Festival participants got to hear Akiko Beppu, editorial director at Kaisei-sha, liken the work of an editor to that of content producer, linking author and reader and envisioning each book in the store from the start. Doshinsha’s chairperson Kyoko Sakai was on hand to share the techniques and psychology behind kamishibai, a form of storytelling theatre that uses large picture cards in a wooden stage. She made a brief but serious mention of kamishibai’s appeal and its sad history of use in wartime propaganda, and said she wanted the tradition to be used for peace and harmony.
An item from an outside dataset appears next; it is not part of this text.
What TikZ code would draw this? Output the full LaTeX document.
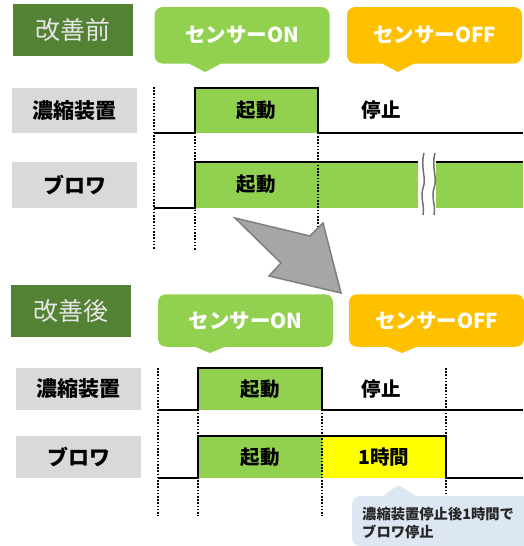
\documentclass[tikz,border=0pt]{standalone}
\usepackage{fontspec}
\newfontfamily\jp{Noto Sans CJK JP}
\definecolor{dkgreen}{HTML}{548235}
\definecolor{ltgreen}{HTML}{92D050}
\definecolor{orng}{HTML}{FFC000}
\definecolor{lblgray}{HTML}{D9D9D9}
\definecolor{yel}{HTML}{FFFF00}
\definecolor{arrowfill}{HTML}{A6A6A6}
\definecolor{arrowline}{HTML}{7F7F7F}
\definecolor{noteblue}{HTML}{DDE7F4}
\definecolor{titletext}{HTML}{E7E6E6}
\definecolor{notetext}{HTML}{262626}
\definecolor{breakgray}{HTML}{707070}
\begin{document}
\begin{tikzpicture}[x=1pt,y=-1pt,
  titlebox/.style={fill=dkgreen, text=titletext, minimum width=120pt, minimum height=52pt, inner sep=0pt, font=\jp\fontsize{25}{25}\selectfont},
  bubble/.style={rounded corners=8pt, minimum width=175pt, inner sep=0pt, text=white, font=\jp\bfseries\fontsize{20.5}{20.5}\selectfont},
  rowlabel/.style={fill=lblgray, minimum width=125pt, inner sep=0pt, font=\jp\bfseries\fontsize{21}{21}\selectfont},
  statetext/.style={inner sep=0pt, font=\jp\bfseries\fontsize{19.5}{19.5}\selectfont},
  wave/.style={line width=1.8pt, line join=miter},
  vline/.style={line width=1.8pt, dash pattern=on 1.6pt off 1.6pt},
  breakline/.style={line width=1.5pt, draw=breakgray},
  bigarrow/.style={fill=arrowfill, draw=arrowline, line width=1.5pt, line join=miter},
  notebody/.style={fill=noteblue, rounded corners=8pt},
  notelabel/.style={inner sep=0pt, text=notetext, align=left, font=\jp\bfseries\fontsize{14.3}{18}\selectfont}
]
\useasboundingbox (0,0) rectangle (523,546);

% ===== before =====
\node[titlebox] (before) at (73,30) {改善前};
\node[bubble, fill=ltgreen, minimum height=56.5pt] (onA) at (242,35.3) {センサーON};
\fill[ltgreen] (186,62) -- (205,72) -- (224,62) -- cycle;
\node[bubble, fill=orng, minimum height=56.5pt] (offA) at (434.5,35.3) {センサーOFF};
\fill[orng] (379,62) -- (398,72) -- (417,62) -- cycle;

\node[rowlabel, minimum height=45pt] (concA) at (74.5,110.5) {濃縮装置};
\node[rowlabel, minimum height=46pt] (blowA) at (74.5,185) {ブロワ};

\fill[ltgreen] (195,88) rectangle (318,133);
\fill[ltgreen] (195,162) rectangle (418,208);
\fill[ltgreen] (436,162) rectangle (523,208);

\draw[vline] (154,87) -- (154,250);
\draw[vline] (195,88) -- (195,250);
\draw[vline] (318,88) -- (318,250);

\draw[wave] (154,133) -- (195,133) -- (195,88) -- (318,88) -- (318,133) -- (523,133);
\draw[wave] (154,208) -- (195,208) -- (195,162) -- (418,162);
\draw[wave] (436,162) -- (523,162);

\draw[breakline] (424,153) .. controls (420,168) and (427,178) .. (423,188) .. controls (420,198) and (425,206) .. (423,215);
\draw[breakline] (435,153) .. controls (431,168) and (438,178) .. (434,188) .. controls (431,198) and (436,206) .. (434,215);

\node[statetext] (runA1) at (256,110) {起動};
\node[statetext] (stopA) at (381,110) {停止};
\node[statetext] (runA2) at (256,184) {起動};

% ===== arrow =====
\draw[bigarrow] (235,218) -- (310,236) -- (323,223) -- (341,293) -- (269,276) -- (281,263) -- cycle;

% ===== after =====
\node[titlebox] (after) at (71,311) {改善後};
\node[bubble, fill=ltgreen, minimum height=52.5pt] (onB) at (245.5,320.5) {センサーON};
\fill[ltgreen] (191,345) -- (210,353) -- (229,345) -- cycle;
\node[bubble, fill=orng, minimum height=52.5pt] (offB) at (436.5,320.5) {センサーOFF};
\fill[orng] (383,345) -- (402,353) -- (421,345) -- cycle;

\node[rowlabel, minimum height=42pt] (concB) at (78.5,389) {濃縮装置};
\node[rowlabel, minimum height=42pt] (blowB) at (78.5,457) {ブロワ};

\fill[ltgreen] (198,368) rectangle (322,410);
\fill[ltgreen] (198,436) rectangle (322,478);
\fill[yel] (322,436) rectangle (446,478);

\draw[vline] (158,368) -- (158,516);
\draw[vline] (198,368) -- (198,516);
\draw[vline] (322,368) -- (322,516);
\draw[vline] (446,368) -- (446,500);

\draw[wave] (158,410) -- (198,410) -- (198,368) -- (322,368) -- (322,410) -- (523,410);
\draw[wave] (158,478) -- (198,478) -- (198,436) -- (446,436) -- (446,478) -- (523,478);

\node[statetext] (runB1) at (260,389) {起動};
\node[statetext] (stopB) at (381,389) {停止};
\node[statetext] (runB2) at (260,457) {起動};
\node[statetext] (hourB) at (384,457) {1時間};

% note
\fill[notebody] (352,496) rectangle (540,546);
\fill[noteblue] (382,497) -- (398,485) -- (418,497) -- cycle;
\node[notelabel, anchor=north west] (note) at (362,507) {濃縮装置停止後1時間で\\ブロワ停止};
\end{tikzpicture}
\end{document}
Kamishibai stage (Doshinsha.co.jp)

Kamishibai stage. Image by Doshinsha.

Ms. Sakai’s message drew parallels with Yumiko Sakuma‘s remarks in her closing session: some authors in Japan now are working to bring up topics of war and peace in children’s books, because the country’s pacifist constitution is under threat. Ms. Sakuma also highlighted two other trends in Japanese children’s literature: a focus on unconventional relationships and less-common afterschool activities, and stories about the Great East Japan Earthquake of 2011. She ended by stressing the need for even greater diversity in content for children in Japan.

Covering the recent changes and challenges in Japanese children’s books, Ms. Sakuma’s words proved a thoughtful closer. Like the other sessions, her speech offered hints of the hopes and dreams that we want children to cherish and chase―to help them on their way to shaping the future.